LQMEC Synergy com Dr. Marcello Barbosa da Silva Neto (UFRJ)
20/09, 4ª feira, 15h. Ed. Principal, Auditório Giuseppe Occhialini ou via Zoom. Sala 844 2858 9569. Senha 831613
Tellurium is a gyrotropic, p-type Weyl semiconductor with remarkable electronic, optical, and transport properties. It has been argued that some of these properties might stem from Weyl nodes at crossing points in the band structure and their nontrivial topological textures. However, Weyl nodes in time-reversal invariant semiconductors are split up in energy, rather than in momentum, and located deep below (far above) the top (bottom) of the valence (conduction) band, challenging such an interpretation. Here, instead, we use a four-band k · p Hamiltonian for p-type tellurium to show how the k-dependent spin-orbit interaction mixes up the top two (Weyl node free) and bottom two (Weyl-node-containing) valence bands, generating a 3D hedgehog orbital magnetic texture at the uppermost valence band, already accessible to transport at the lowest doping.

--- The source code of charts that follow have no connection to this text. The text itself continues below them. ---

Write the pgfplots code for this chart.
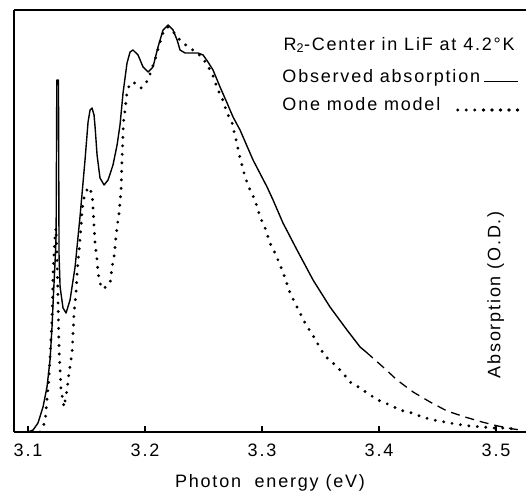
\documentclass[border=0pt]{standalone}
\usepackage{fontspec}
\setmainfont{Liberation Sans}[LetterSpace=10]
\usepackage{pgfplots}
\pgfplotsset{compat=1.18}
\pgfplotsset{
  obsleg/.style={legend image code/.code={\draw[##1] (2pt,-5pt) -- (36pt,-5pt);}},
  modleg/.style={legend image code/.code={%
    \path (2pt,-5pt) -- (36pt,-5pt);
    \draw[##1, overlay] (-24pt,-5pt) -- (36pt,-5pt);}},
}
\newcommand{\chartfont}{\fontsize{18}{21}\selectfont}

% observed absorption (solid part), photon energy in eV, absorption in arbitrary units
\pgfplotstableread{
x y
3.1000 0
3.1043 2
3.1085 9
3.1128 25
3.1162 45
3.1188 72
3.1205 105
3.1218 139
3.1231 170
3.1240 197
3.1246 352
3.1260 352
3.1265 177
3.1274 145
3.1299 124
3.1325 119
3.1359 132
3.1402 165
3.1444 215
3.1487 272
3.1513 310
3.1530 322
3.1547 324
3.1564 317
3.1573 305
3.1590 277
3.1615 254
3.1650 247
3.1684 252
3.1726 267
3.1761 287
3.1786 307
3.1812 339
3.1846 369
3.1872 380
3.1897 382
3.1940 377
3.1983 365
3.2026 360
3.2068 365
3.2111 385
3.2154 402
3.2197 407
3.2239 402
3.2274 392
3.2299 382
3.2342 379
3.2402 379
3.2453 379
3.2496 377
3.2538 370
3.2581 362
3.2641 345
3.2701 329
3.2752 315
3.2812 302
3.2923 272
3.3043 245
3.3094 232
3.3179 209
3.3299 182
3.3436 152
3.3581 125
3.3726 102
3.3838 85
3.3889 80
}\observed

% observed absorption, extrapolated tail (dashed)
\pgfplotstableread{
x y
3.3889 80
3.4034 65
3.4154 52
3.4291 40
3.4436 30
3.4581 21
3.4735 15
3.4880 10
3.5017 6
3.5145 3
3.5222 2
}\tail

% one mode model
\pgfplotstableread{
x y
3.1103 0
3.1145 10
3.1162 32
3.1179 54
3.1188 75
3.1197 95
3.1205 115
3.1209 132
3.1214 159
3.1222 179
3.1231 195
3.1239 204
3.1248 175
3.1252 155
3.1256 132
3.1261 105
3.1265 82
3.1274 62
3.1282 42
3.1308 25
3.1333 42
3.1350 59
3.1376 79
3.1385 99
3.1393 119
3.1410 139
3.1419 159
3.1436 182
3.1453 205
3.1462 222
3.1479 235
3.1504 242
3.1513 245
3.1547 239
3.1556 222
3.1564 205
3.1573 189
3.1590 172
3.1598 159
3.1624 145
3.1641 143
3.1684 147
3.1701 149
3.1718 165
3.1735 175
3.1752 195
3.1761 205
3.1778 219
3.1786 229
3.1795 242
3.1799 257
3.1803 272
3.1812 299
3.1816 310
3.1829 322
3.1838 332
3.1846 340
3.1872 349
3.1915 349
3.1966 344
3.2000 347
3.2034 355
3.2085 372
3.2128 390
3.2162 402
3.2197 405
3.2231 402
3.2274 395
3.2325 389
3.2385 384
3.2444 379
3.2487 375
3.2530 367
3.2573 359
3.2598 350
3.2624 342
3.2658 334
3.2684 325
3.2709 317
3.2744 309
3.2778 292
3.2812 274
3.2855 255
3.2897 242
3.2940 232
3.2983 215
3.3026 204
3.3068 189
3.3111 179
3.3154 167
3.3197 154
3.3239 139
3.3282 129
3.3325 119
3.3368 109
3.3410 101
3.3453 93
3.3496 84
3.3538 76
3.3607 69
3.3684 60
3.3752 50
3.3838 44
3.3923 37
3.4009 31
3.4094 27
3.4179 22
3.4282 19
3.4368 15
3.4462 12
3.4564 10
3.4650 8
3.4778 6
3.4880 5
3.4974 4
3.5077 4
3.5162 3
}\model

\begin{document}
\begin{tikzpicture}
\begin{axis}[
  scale only axis,
  width=512pt, height=422pt,
  xmin=3.088, xmax=3.5256,
  ymin=0, ymax=422,
  axis x line=box,
  axis y line*=left,
  axis line style={line width=1.8pt},
  xtick={3.1,3.2,3.3,3.4,3.5},
  xticklabels={3.1,3.2,3.3,3.4,3.5},
  xtick pos=bottom,
  tick align=inside,
  major tick length=6pt,
  tick style={line width=1.2pt, black},
  ytick=\empty,
  ticklabel style={font=\chartfont},
  xticklabel style={anchor=center, yshift=-18pt},
  xlabel={Photon\ \ energy (eV)},
  xlabel style={font=\chartfont, at={(axis description cs:0.5,0)},
    anchor=center, yshift=-51pt},
  legend style={draw=none, fill=none, at={(rel axis cs:0.52,0.865)},
    anchor=north west, font=\chartfont,
    row sep=10pt, inner sep=0pt},
  legend cell align=left,
  legend plot pos=right,
]
\addplot[black, line width=1.4pt, line join=round, obsleg]
  table[x=x, y=y] {\observed};
\addlegendentry{Observed absorption}
\addplot[black, line cap=round, dash pattern=on 0pt off 8.5pt,
  line width=3.2pt, modleg]
  table[x=x, y=y] {\model};
\addlegendentry{One mode model}
\addplot[black, line width=1.3pt, dash pattern=on 9pt off 6pt, forget plot]
  table[x=x, y=y] {\tail};
\node[anchor=base west, font=\chartfont]
  at (rel axis cs:0.5195,0.905) {R\textsubscript{2}-Center in LiF at 4.2°K};
\node[rotate=90, font=\chartfont]
  at (rel axis cs:0.941,0.325) {Absorption (O.D.)};
\end{axis}
\pgfresetboundingbox
\path[use as bounding box] (-14pt,-63pt) rectangle (512pt,432pt);
\end{tikzpicture}
\end{document}
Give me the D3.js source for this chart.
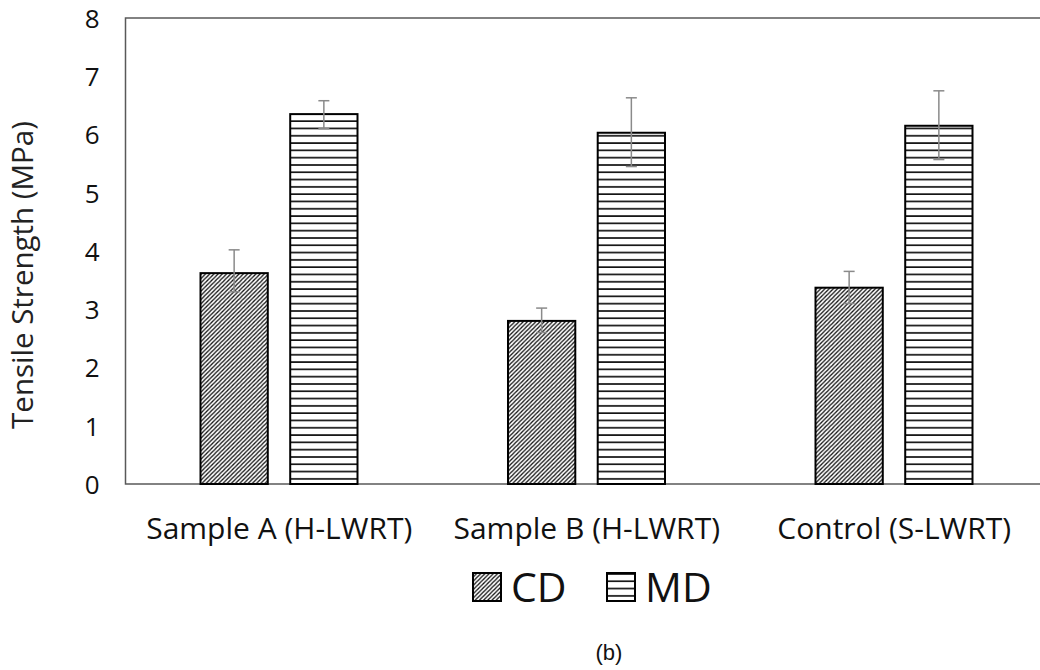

Hedgehog textures are important signatures of Weyl fermion physics, in general, and in the context of condensed matter physics arise from the carriers’ wave packet rotation being locked to their propagation wave vector. For spatially dispersive media, such an induced hedgehog texture/carrier rotation stabilizes two nonreciprocal and antisymmetric components to the Hall transport within different weak-localization (antilocalization) relaxation regimes: the anomalous and planar Hall effects, usually forbidden by time-reversal symmetry. Our AC magnetotransport measurements on Sn-doped tellurium confirm the theoretical predictions and our paper demonstrates how Weyl signatures generally appear in transport on enantiomorphic materials with natural optical activity.